Looking down the hatch, a stocky wooden ladder de-scended down into the wreck further than my light could shine. We checked each other, all was good, and began to look around. What looked like boilers were, in fact, large steel cylinders, about six feet in diameter by twenty feet long. One was filled with a large strange white soft coral or hydroid that looked way out of place. The structural members next to the ladder told me what I was already beginning to suspect, but I had to be sure. Frankie and Evan had spread out and their lights played across long wooden beams, cables, pipes, and the odd torn net as we moved over the deck. Reaching a square end of the wreck that was wrapped in a huge floating net, it was obvious that this was no wooden steamship or paddle-wheeler, but a massive barge. As we swam around, we noticed more of the steel cylinders chained to the deck, peered into hatches, and when we came to the semi-circular debris, it was clearly no paddle wheel but the remains of a collapsed deckhouse and wishful thinking. Swimming along the edge of the hull and peering down, it was amazing to see the wreck sitting forty feet off the bottom, with the deck on a 20 degree angle, ready to slide down into the canyon below with a little push. We reconnoitered around the wreck until at 24 minutes it was time to turn the dive. Frankie and I had a great time and enjoyed the dive, but Evan was having camera issues (what else is new?), and we could hear him cursing and grunting. We slowly rolled up the line on our stops, and at 200 feet we tripped a quick release, breaking free of the lower 300 feet of line, the tackle a sacrifice to the wreck. A 20-pound weight was clipped here on the ascent line to keep it taut in the water column. Once free, we shot a red SMB to let topside know we were at 200 feet and now adrift, and all was good. Soon after, our deep support diver, Steve, met us, swapping out tanks and taking our slate topside with our dive details. The next few hours of deco went smoothly, regularly swapping bailout with richer mixes — first with our intermediate support diver, Dan, and then our shallow support diver, Brandon. At one point, we drifted through a strong upwelling of bitterly cold water with reduced visibility and filled with jellyfish. Thankfully, in a short while the warmer, clearer water returned. Unfortunately, no right whales, tuna, or swordfish came by during our deco, only a few curious mahi-mahi and a school of hungry bluefish.

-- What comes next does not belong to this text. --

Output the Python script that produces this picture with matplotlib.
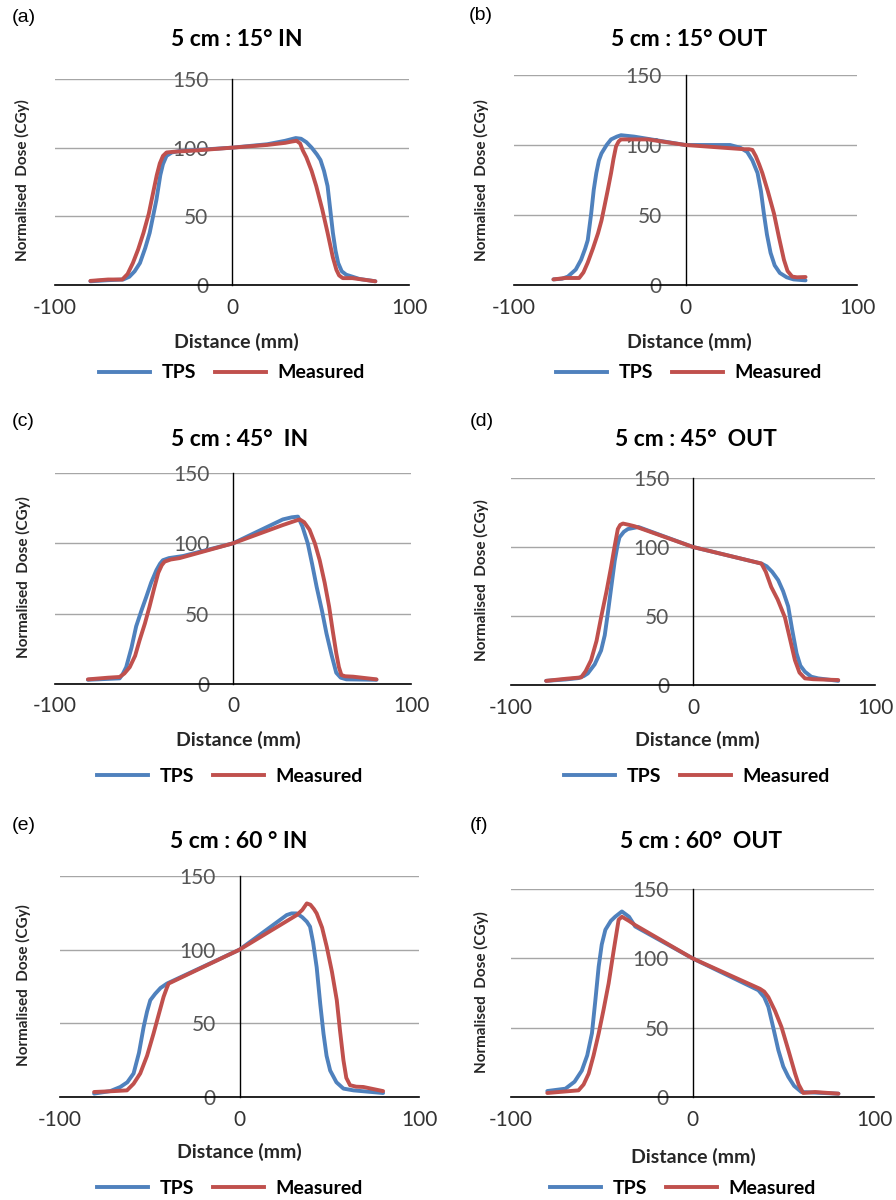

With no niggles or problems, we surfaced and shared with the team the details of the dive. Our mild disappointment at the wreck being a barge rather then a more significant wreck was easily dismissed by the success of the dive and the fantastic conditions we had. With that site ticked off, we now know where a good wreck isn’t, and are already looking at a few other sets of interesting numbers close by.
Searching for new wrecks in deep water is risky business, and you never really know whether you’ll discover anything worth finding. But if you don’t look, you’ll never find anything. On this trip, we didn’t find a primo wreck, just an old work barge. But we did document some funky-looking soft coral that caught the attention of the folks at OCEANA, and has their scientists pretty excited. Who knows, we may have found a new species? We also shared all our dive data with the researchers at DAN to create a data-base of what some CCR technical divers are doing in order to push the line, both with gases and with the decompression algorithms. (Dare I say some of us LIE to our computers???) We all hope that the research we’re contributing to will minimize the risk for the next team.

Technically speaking, every aspect of our dive went according to plan. From the bailout carried to the support team splashing and swapping out on schedule and, with the exception of Evan’s camera, all of our equipment worked flawlessly. But like a shadow behind us, the risk was always there. Each time we push the line, we must be certain that, if our primary systems fail, we have backup to get back home. Doing expedition dives without adequate planning and realistic bailout is like jumping from a plane with only one chute — you may get away with it, but WHEN it fails, you’re dead.